Arguing about the magnetic force vector

[JD_PM]

I am writing about the nature of force in classical mechanics and what does really imply, in terms of change in motion. I am using as an example a circuit, on which we exert a force.

I am trying to justify the following scheme (concretely, $f_{mag}$):

The thing is that I am wondering how can I justify $f_{mag}$ by using vector addition, based on Newton's Second Law (as neat as possible). I know that it can be justified by Lorentz Force Law (force has to be perpendicular to the displacement, as magnetic forces do not work) but that is not what I am looking for.

My idea is that, based on Newton's Second Law:

$$\vec F = m \frac{d \vec v}{dt}$$

We can argue that $\frac{d \vec v}{dt}$ is the change in velocity (final velocity - initial velocity) $w - u$, which yields the desired result for the direction of the force:

Do you see this as a valid argument?

Besides I am wondering how can I justify the constant m. I have been thinking about writing that once we subtract both vectors the constant m determines the force on each charge, but this sounds vague...

When I use this method (addition of vectors) with momentum instead of just velocities it's easy because I can justify the force vector by just subtracting two momentum vectors, as $\vec F = \frac{d \vec p}{dt}$ (I do not have to bother about any constant).
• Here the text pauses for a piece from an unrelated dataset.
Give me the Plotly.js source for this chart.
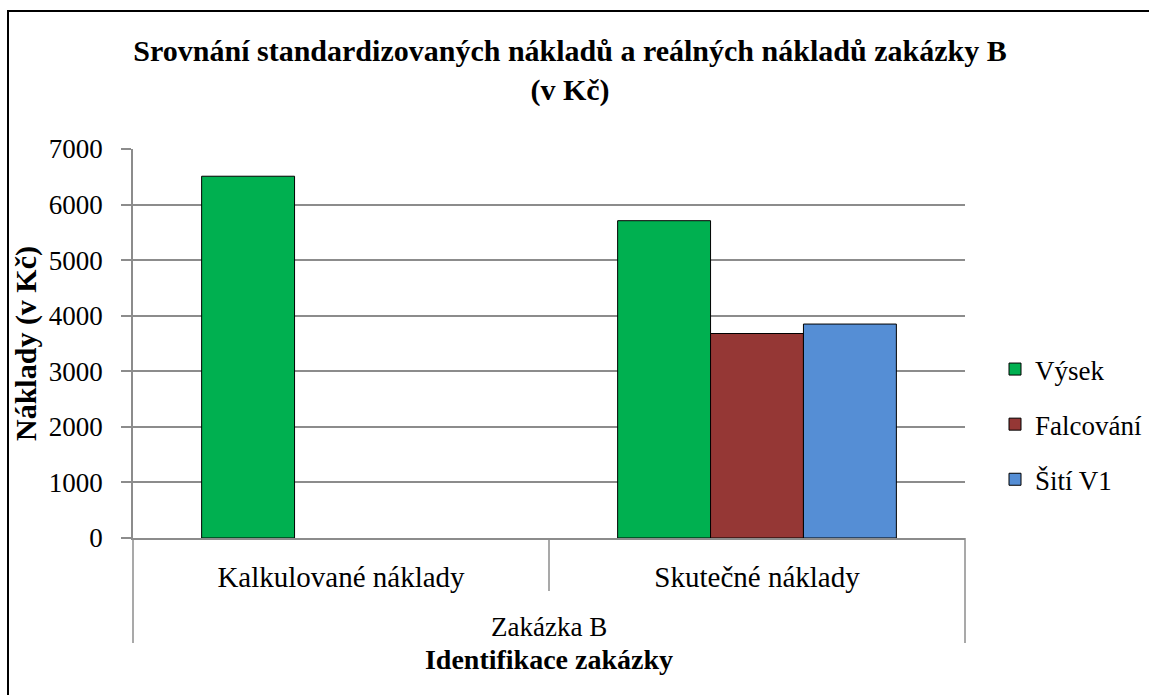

PS: Writing about Physics has recently become a hobby of mine. Actually this is a piece of a longer 'work' (I do it basically for fun) on explaining how optical tweezers work. As you can see I try to be kind of funny while writing XD. Any kind of advice will be really appreciated.

Thanks

 

[Henryk]

Firstly, no need to use vector addition rules, scalar equations are just fine.
Secondly, to understand what's happening when you pull a wire loop out in the presence of magnetic field, Newton's laws are not enough, you need electromagnetism, or at least Faraday's law of induction and Ohm's law.
Let me explain. Let's, for start, remove the resistor from the loop, i.e. make the loop open.
If you pull on the open loop, there will be an EMF induced in the loop, the value of which would be $EMF = \frac {d magnetic flux}{dt}$ but will there be any force? absolutely no. The loop is open, there is no current flowing and, therefore, no force.
Now, put the resistor back in and pull the loop again. Now, the induced EMF creates a current in the loop of the value $\frac {EMF}R$, the current flowing in the wire in the presence of the magnetic field creates Lorentz force which tends to oppose the direction of motion of the loop (Lenz law). How strong is the force? well, it depends on the value of the resistor. The smaller resistor, the bigger the current and the bigger the force.